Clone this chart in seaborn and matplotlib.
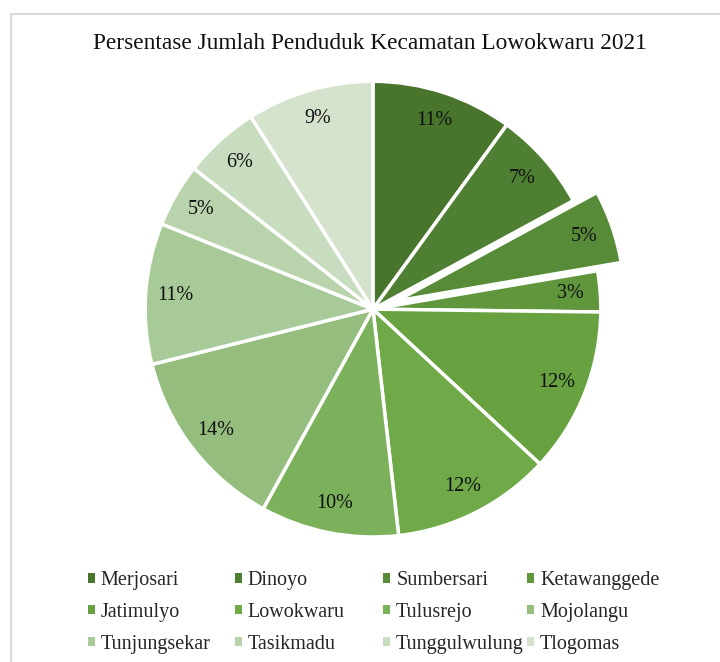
import matplotlib
matplotlib.use("Agg")
import numpy as np
import matplotlib.pyplot as plt
import seaborn as sns
from matplotlib.patches import Rectangle

# Data (share of population per kecamatan area)
districts = ["Merjosari", "Dinoyo", "Sumbersari", "Ketawanggede",
             "Jatimulyo", "Lowokwaru", "Tulusrejo", "Mojolangu",
             "Tunjungsekar", "Tasikmadu", "Tunggulwulung", "Tlogomas"]
shares = [10.0, 7.1, 5.2, 2.9, 11.7, 11.3, 9.8, 13.1, 10.0, 4.5, 5.4, 9.0]
pct_labels = ["11%", "7%", "5%", "3%", "12%", "12%", "10%", "14%",
              "11%", "5%", "6%", "9%"]
colors = ["#48742C", "#4F7F32", "#588B37", "#60973C", "#68A140", "#6FA948",
          "#7BB15A", "#95BD7E", "#A7CA98", "#B9D4AD", "#C8DDBF", "#D5E3CD"]
explode = [0, 0, 0.11, 0, 0, 0, 0, 0, 0, 0, 0, 0]

sns.set_theme(style="white")
plt.rcParams["font.family"] = ["Liberation Serif", "DejaVu Serif"]

fig = plt.figure(figsize=(7.2, 6.62), dpi=100)
fig.patch.set_facecolor("white")

# light grey chart-area frame
fig.patches.append(Rectangle((11 / 720, -0.05), 1.0, 1 - 14 / 662 + 0.05,
                             transform=fig.transFigure, fill=False,
                             edgecolor="#D9D9D9", linewidth=1.5))

ax = fig.add_axes([0.138, 0.12, 0.76, 0.826])
wedges, texts = ax.pie(shares, colors=colors, startangle=90, counterclock=False,
                       explode=explode,
                       wedgeprops=dict(edgecolor="white", linewidth=2.5))
for w, lab in zip(wedges, pct_labels):
    ang = np.deg2rad((w.theta1 + w.theta2) / 2)
    cx, cy = w.center
    ax.text(cx + 0.87 * np.cos(ang), cy + 0.87 * np.sin(ang), lab,
            ha="center", va="center", fontsize=14.5, color="#111111")
ax.set_xlim(-1.2, 1.2)
ax.set_ylim(-1.2, 1.2)
ax.set_aspect("equal")
ax.axis("off")

fig.suptitle("Persentase Jumlah Penduduk Kecamatan Lowokwaru 2021",
             x=0.514, y=0.935, va="center", fontsize=16.8, color="#111111")

# legend: 3 rows x 4 equal-width columns, filled row by row
n_cols = 4
col_x = [0.122, 0.326, 0.532, 0.732]
for c in range(n_cols):
    idx = list(range(c, len(districts), n_cols))
    leg = fig.legend([wedges[i] for i in idx], [districts[i] for i in idx],
                     loc="upper left", bbox_to_anchor=(col_x[c], 0.1375),
                     ncol=1, frameon=False, fontsize=14.5, handlelength=0.35,
                     handleheight=0.35, handletextpad=0.3,
                     labelspacing=0.64, borderpad=0, borderaxespad=0)
    for h in leg.legend_handles:
        h.set_edgecolor("none")

fig.savefig("out.png", dpi=100)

________________________

§ **Aim**
Restate the data word for word from its first line through the line with "from matplotlib.patches import Rectangle", leaving out any picture along the way.

§ **Result of the task**
Clone this chart in seaborn and matplotlib.
import matplotlib
matplotlib.use("Agg")
import numpy as np
import matplotlib.pyplot as plt
import seaborn as sns
from matplotlib.patches import Rectangle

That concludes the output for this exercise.